Rabbits don’t have vocal cords, so Big Science can’t hear them scream. Luckily, the real God is a card-carrying PETA member, and with the help of His human incarnation on Earth (in the form we all feared He’d take: a very blond, very terrible little actress), a tainted bunny ends up back in the wild. Specifically in an underground network of caves, where it apparently busts his polluted nut in gallons—because not even so much as a day later there are mysterious human mutilations and an ominous rumbling from the hills. Vengeance has a new face, foolish humans, and it’s an absofuckinglute waste of time.

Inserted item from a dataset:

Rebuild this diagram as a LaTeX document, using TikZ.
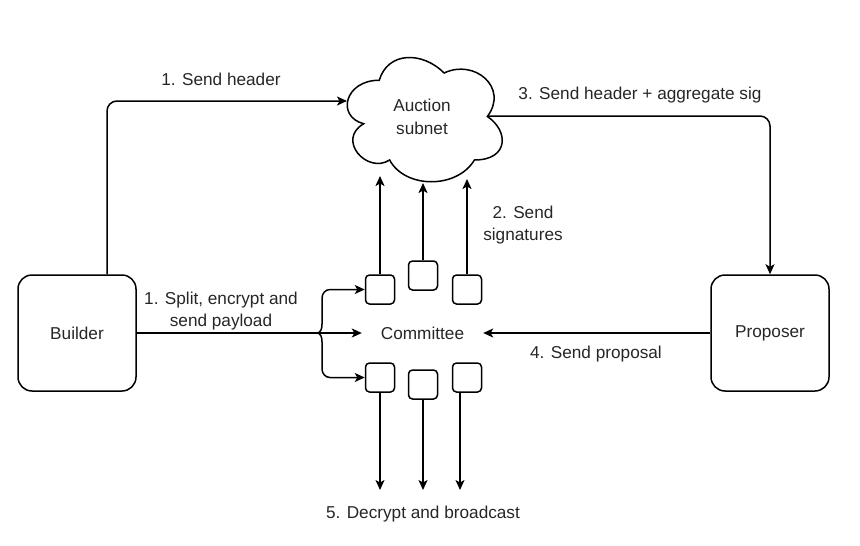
\documentclass[tikz,border=0pt]{standalone}
\usepackage{fontspec}
\setmainfont{Liberation Sans}
\usetikzlibrary{arrows.meta, positioning, calc}

\begin{document}
\begin{tikzpicture}[
  x=1pt, y=-1pt,
  every node/.style={font=\fontsize{17.2}{22.5}\selectfont, text=black!85},
  party/.style={draw, line width=1.5pt, rounded corners=14pt, minimum width=118pt, minimum height=116pt, align=center},
  member/.style={draw, line width=1.5pt, rounded corners=4pt, minimum width=29pt, minimum height=29pt, inner sep=0pt},
  arr/.style={-{Stealth[length=10pt, width=9pt, inset=2.5pt]}, line width=1.5pt}
]
  \useasboundingbox (0,0) rectangle (860,546);

  % parties
  \node[party] (builder) at (77,333) {Builder};
  \node[party] (proposer) at (770,333) {Proposer};

  % auction subnet (cloud)
  \draw[line width=1.5pt, shift={(336,44)}, x=173pt, y=-145pt]
    (0.25,0.25) .. controls (0.05,0.25) and (0,0.5) .. (0.16,0.55)
    .. controls (0,0.66) and (0.18,0.9) .. (0.31,0.8)
    .. controls (0.4,1) and (0.7,1) .. (0.8,0.8)
    .. controls (1,0.8) and (1,0.6) .. (0.875,0.5)
    .. controls (1,0.3) and (0.8,0.1) .. (0.625,0.2)
    .. controls (0.5,0.05) and (0.3,0.05) .. (0.25,0.25) -- cycle;
  \node[align=center] (auction) at (422,117) {Auction\\subnet};
  \coordinate (cl-w) at (347,101);
  \coordinate (cl-e) at (488,116);
  \coordinate (cl-b1) at (380,176);
  \coordinate (cl-b2) at (423,183);
  \coordinate (cl-b3) at (467,179);

  % committee
  \node[minimum width=121pt, inner sep=0pt] (committee) at (422.5,333) {Committee};
  \node[member] (sq1) at (380,289.5) {};
  \node[member] (sq2) at (423,275.5) {};
  \node[member] (sq3) at (467,289.5) {};
  \node[member] (sq4) at (380,377.5) {};
  \node[member] (sq5) at (423,384.5) {};
  \node[member] (sq6) at (467,377.5) {};
  \coordinate (out1) at (380,490);
  \coordinate (out2) at (423,490);
  \coordinate (out3) at (460,490);

  % 1. header
  \draw[arr, rounded corners=10pt] ([xshift=30pt]builder.north) |- (cl-w);
  \node (hdr) at (221,79) {1. Send header};

  % 1. payload
  \coordinate (fork) at (317,333);
  \draw[arr] (builder.east) -- (committee.west);
  \draw[arr] (fork) to[out=0, in=-90] (322,324) -- (322,298) to[out=90, in=180] (330,289.5) -- (sq1.west);
  \draw[arr] (fork) to[out=0, in=90] (322,342) -- (322,369) to[out=-90, in=180] (330,377.5) -- (sq4.west);
  \node[align=center] (payload) at (221,311) {1. Split, encrypt and\\send payload};

  % 2. signatures
  \draw[arr] (sq1.north) -- (cl-b1);
  \draw[arr] (sq2.north) -- (cl-b2);
  \draw[arr] (sq3.north) -- (cl-b3);
  \node[align=center] (sigs) at (523,225) {2. Send\\signatures};

  % 3. header + sig
  \draw[arr, rounded corners=10pt] (cl-e) -| (proposer.north);
  \node (agg) at (640,95) {3. Send header + aggregate sig};

  % 4. proposal
  \draw[arr] (proposer.west) -- (committee.east);
  \node (prop) at (596,354) {4. Send proposal};

  % 5. decrypt
  \draw[arr] (sq4.south) -- (out1);
  \draw[arr] (sq5.south) -- (out2);
  \draw[arr] ([xshift=-7pt]sq6.south) -- (out3);
  \node (bcast) at (423,514) {5. Decrypt and broadcast};
\end{tikzpicture}
\end{document}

Gotta give WB credit. The video transfer is sparkling. Makes the film look like the TV-budget mess it is. All insufficient miniature sets are revealed for the toothpick and finger-paint models they are. The rabbit stampedes' slow-mo lack of focus and the underexposed nature of the nighttime scenes confirm the disc's commitment to exposing the bankruptcy of the source material, which is probably because no one requested a print of the film for decades, hence a pristine print. The sound has a nice range of tin-eared dialogue, bass-pulsations representing bunny marathons, and an uncouth musical score.
There is a theatrical trailer. Watch it and see if you can spot Janet Leigh's eyes rolling in disbelief.
Might be the only ’70s film featuring the Army that isn’t even worth unpacking for political subtext.